La mort du journaliste américain James Foley, puis celle de son confrère Steven Sotloff ont scandalisé l'Occident. Les assassinats des humanitaires britanniques David Haines et Alan Henning ont aussi été largement dénoncés dans les médias. Rien d'étonnant puisque ces assassinats ont été orchestrés et filmés par le groupe terroriste djihadiste dans le but, précisément, de marquer les esprits. Mais ces Occidentaux ne sont pas les seules victimes de l'organisation Etat islamique.
L'organisation non gouvernementale Reporters sans frontières recense, dans un dernier bilan dressé jeudi 23 octobre, deux journalistes étrangers, huit journalistes syriens et deux irakiens tués par le groupe djihadiste. A ceux-là s'ajoutent un journaliste étranger détenu en otage, neuf journalistes irakiens enlevés en Irak par l'EI et près de vingt journalistes syriens portés disparus ou enlevés par différents groupes armés, dont l'organisation EI en Syrie.
LES DEUX TIERS DES JOURNALISTES ONT QUITTÉ MOSSOUL
Parmi les victimes tuées, Raad Al-Azzawi, un caméraman de 37 ans qui travaillait pour la chaîne de télévision locale Sama Salaheddine. Il a été assassiné en public le 11 octobre ainsi que son frère et deux autres personnes à Samra, à l'est de la ville de Tikrit, selon un membre de sa famille.
Puis le 13 octobre, l'ancien présentateur irakien pour la chaîne Al-Mowseliya TV Mohanad Al-Aqidi, enlevé deux mois plus tôt par l'EI, a été donné pour mort, assassiné par les djihadistes. Dès le lendemain, l'information a été contredite par de nombreux médias locaux et par la famille du journaliste, raconte RSF, estimant que « cet exemple met en lumière le chaos médiatique dominant et le manque de sources fiables dans la ville de Mossoul, comme ailleurs ».
« Au moins 60 ou 70 % des journalistes à Mossoul ont déserté la ville, et les autres restent chez eux », a confié à RSF une source locale souhaitant rester anonyme. « Les journalistes auraient reçu l'ordre de l'EI de ne plus couvrir les événements au risque d'être tués », rapporte ensuite l'ONG.

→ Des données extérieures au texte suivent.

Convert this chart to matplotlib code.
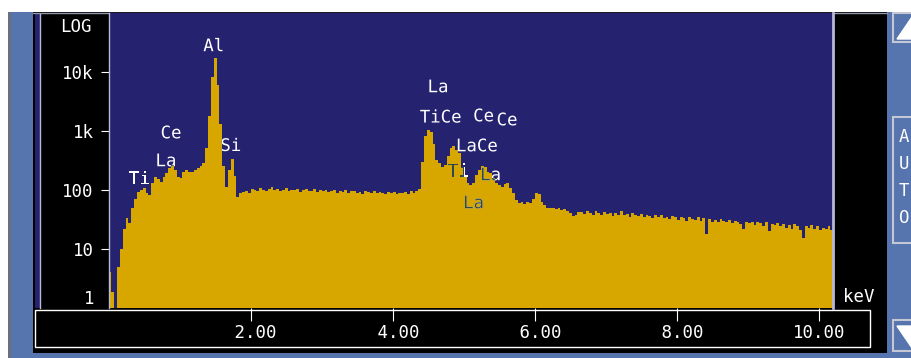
import numpy as np
import matplotlib.pyplot as plt
from matplotlib.patches import Rectangle, Polygon, PathPatch
from matplotlib.ticker import NullLocator
from matplotlib.textpath import TextPath
from matplotlib.font_manager import FontProperties
from matplotlib.transforms import Affine2D

W, H = 912, 358
NAVY = '#25236f'
GOLD = '#d7a700'
PANEL = '#5674ad'
EDGE = '#b8b8d8'
INK = '#2f4a4f'
MONO = 'DejaVu Sans Mono'
FS = 12.5

# spectrum counts, one value per 0.04 keV channel starting at 0 keV
kev_per_channel = 0.04
low_energy = [4, 1.9, 1.0, 5, 10, 22, 33, 27, 49, 70,
              91, 99, 107, 88, 81, 130, 165, 150, 135, 165,
              190, 234, 262, 215, 165, 158, 200, 215, 200, 200,
              215, 234, 250, 285, 500, 1800, 8000, 17000, 6000, 1300,
              250, 110, 220, 330, 170, 75, 88]
background = [92, 96, 90, 102, 98, 95, 108, 100, 97, 104,
              110, 99, 103, 96, 100, 107, 94, 101, 98, 105,
              93, 99, 102, 95, 97, 104, 92, 98, 94, 100,
              91, 96, 99, 90, 95, 93, 98, 88, 94, 97,
              90, 92, 86, 95, 91, 89, 94, 87, 92, 90,
              85, 93, 88, 91, 84, 90, 87, 92, 86, 95,
              89, 96, 105]
l_lines = [300, 800, 1030, 950, 600, 320, 285, 243, 260, 380,
           500, 550, 480, 420, 243, 165, 130, 120, 130, 180,
           215, 250, 240, 200, 190, 158, 130, 120, 110, 125,
           130, 107, 88, 67, 60, 62, 58, 63, 60, 70,
           88, 85, 62, 55, 50, 49, 50, 48, 49, 46,
           48, 44, 40, 36, 38, 42]
high_energy = [42, 39, 44, 40, 38, 43, 41, 37, 42, 39,
               40, 36, 41, 38, 43, 37, 39, 35, 40, 38,
               36, 39, 34, 38, 36, 33, 37, 35, 38, 33,
               35, 32, 36, 34, 31, 35, 33, 30, 34, 32,
               31, 34, 30, 33, 18, 32, 29, 31, 28, 32,
               30, 28, 31, 27, 30, 29, 26, 22, 29, 27,
               28, 25, 29, 27, 24, 28, 20, 26, 25, 27,
               24, 26, 23, 25, 22, 26, 24, 21, 15, 24,
               23, 25, 22, 24, 21, 23, 22, 24, 21]
counts = np.array(low_energy + background + l_lines + high_energy, dtype=float)
edges = np.arange(len(counts) + 1) * kev_per_channel

x_ticks = [2, 4, 6, 8, 10]
x_tick_labels = [' 2.00', ' 4.00', ' 6.00', ' 8.00', '10.00']
y_ticks = [10, 100, 1000, 10000]
y_tick_labels = ['10', '100', '1k', '10k']

# element markers (label, keV, counts where the label sits)
peak_names = ['Ti', 'La', 'Ce', 'Al', 'Si', 'La', 'TiCe', 'Ce', 'Ce', 'LaCe', 'Ti', 'La', 'La']
peak_kev = [0.43, 0.81, 0.88, 1.47, 1.72, 4.64, 4.67, 5.28, 5.61, 5.19, 4.92, 5.38, 5.14]
peak_height = [162, 319, 951, 28700, 584, 5700, 1770, 1845, 1578, 573, 216, 185, 62]

fig = plt.figure(figsize=(W / 100, H / 100), dpi=100, facecolor=PANEL)


def px_rect(x0, y0, x1, y1):
    return [x0 / W, 1 - y1 / H, (x1 - x0) / W, (y1 - y0) / H]


# screen frame, drawn in pixel units
bg = fig.add_axes([0, 0, 1, 1])
bg.set_xlim(0, W)
bg.set_ylim(H, 0)
bg.axis('off')


def box(x0, y0, x1, y1, **kw):
    bg.add_patch(Rectangle((x0, y0), x1 - x0, y1 - y0, **kw))


box(0, 0, W, 12, color='white', lw=0)
box(0, 12, 8, H, color='white', lw=0)
box(8, 12, 11, H, color='#6a7080', lw=0)
box(33, 12, 887, 353, color='black', lw=0)
box(35, 14, 40, 308, color=NAVY, lw=0)
bg.plot([33, 887], [12.5, 12.5], color='#9098a8', lw=1)
bg.plot([40, 40], [14, 308], color=EDGE, lw=1)
box(35.5, 309.5, 870, 347, fill=False, ec='white', lw=1)
bg.text(92, 27, 'LOG', color='white', ha='right', va='center', family=MONO, fontsize=FS)
bg.text(843, 297, 'keV', color='white', ha='left', va='center', family=MONO, fontsize=FS)

# scroll buttons on the right edge
for y0, y1 in [(13, 42), (117, 243), (320, 351)]:
    box(893, y0, 920, y1, fc=PANEL, ec='#c4c8d4', lw=1.5)
bg.add_patch(Polygon([(897, 39), (912, 17), (927, 39)], color='white'))
bg.add_patch(Polygon([(897, 326), (927, 326), (912, 348)], color='white'))
for i, ch in enumerate('AUTO'):
    bg.text(899, 137 + 27 * i, ch, color='white', ha='left', va='center', family=MONO, fontsize=FS)

# spectrum panel
ax = fig.add_axes(px_rect(108.6, 12.5, 833.2, 308))
ax.set_facecolor(NAVY)
step = ax.stairs(counts, edges, fill=True, color=GOLD, baseline=0.1)
ax.set_yscale('log')
ax.set_xlim(0, 10.2)
ax.set_ylim(1, 1e5)
ax.set_xticks(x_ticks, x_tick_labels)
ax.set_yticks(y_ticks, y_tick_labels)
ax.xaxis.set_minor_locator(NullLocator())
ax.yaxis.set_minor_locator(NullLocator())
ax.tick_params(axis='x', direction='out', length=9.4, width=0.8, color='white', pad=2,
               labelcolor='white', labelsize=FS)
ax.tick_params(axis='y', direction='out', length=5.8, width=0.8, color='white', pad=5,
               labelcolor='white', labelsize=FS)
for lab in ax.get_xticklabels() + ax.get_yticklabels():
    lab.set_family(MONO)
ax.annotate('1', xy=(0, 1), xycoords=('axes fraction', 'data'), xytext=(-13.8, 9),
            textcoords='offset pixels', ha='right', va='center', color='white',
            family=MONO, fontsize=FS)
for side in ['top', 'bottom']:
    ax.spines[side].set_visible(False)
ax.spines['left'].set_color(EDGE)
ax.spines['left'].set_linewidth(1)
ax.spines['right'].set_color(EDGE)
ax.spines['right'].set_linewidth(2)

# peak labels as glyph outlines: white over the background, dark where
# they cross the spectrum (the dark copy is clipped to the filled steps)
prop = FontProperties(family=MONO)
for name, e, c in zip(peak_names, peak_kev, peak_height):
    glyphs = TextPath((0, 0), name, size=FS * 100 / 72, prop=prop)
    bb = glyphs.get_extents()
    px, py = ax.transData.transform((e, c))
    tr = Affine2D().translate(px - (bb.x0 + bb.x1) / 2, py - (bb.y0 + bb.y1) / 2)
    ax.add_patch(PathPatch(glyphs, transform=tr, fc='white', lw=0))
    dark = ax.add_patch(PathPatch(glyphs, transform=tr, fc=INK, lw=0))
    dark.set_clip_path(step)

fig.savefig('out.png', dpi=100, facecolor=fig.get_facecolor())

TUÉ POUR AVOIR FILMÉ LE SIÈGE DU GROUPE DJIHADISTE
RSF se fonde principalement sur le Journalistic Freedoms Observatory et sur divers témoignages, mais voit les régions détenues par l'EI comme des « trous noirs de l'information » qui rendent difficile l'établissement de données sûres et exhaustives. « Nous savons que les journalistes risquent d'être décapités par les djihadistes de l'EI, et donc par peur de subir le même sort, nous couvrons l'action de la guerre à une distance de deux kilomètres », explique par exemple à l'ONG un reporteur pour la chaîne kurde KNN TV, Salih Herki.
« Il est impossible de couvrir tout ce qui se passe à Kobané (...), il est beaucoup trop dangereux pour les journalistes de se retrouver sur la ligne de front », raconte encore à RSF un Syrien travaillant pour l'agence Aranews, resté anonyme, expliquant qu'il a lui-même été visé par plusieurs tentatives d'assassinat et a dû se cacher nombre de fois.
Selon le groupe de médias Syria Deeply, l'organisation Etat islamique a défini onze règles non négociables pour les journalistes souhaitant couvrir ses activités dans la province syrienne de Deir Ezzor. L'organisation leur impose notamment de prêter allégeance au calife Abu Bakral-Baghdadi, de ne rien publier sans validation du bureau de presse de l'organisation. Concernant les photos et les vidéos, il est interdit de filmer les endroits ou les événements sécurisés. Ceux qui ne respectent pas ces principes sont traqués et assassinés. Un jeune homme de 17 ans, Abdullah Al-Bushi, a été crucifié en public pendant trois jours pour avoir filmé le siège du groupe djihadiste dans le quartier d'Al-Bab, à Alep, en Syrie, rapporte RSF. Il était accusé d'apostasie par l'organisation terroriste pour avoir filmé et vendu ses vidéos.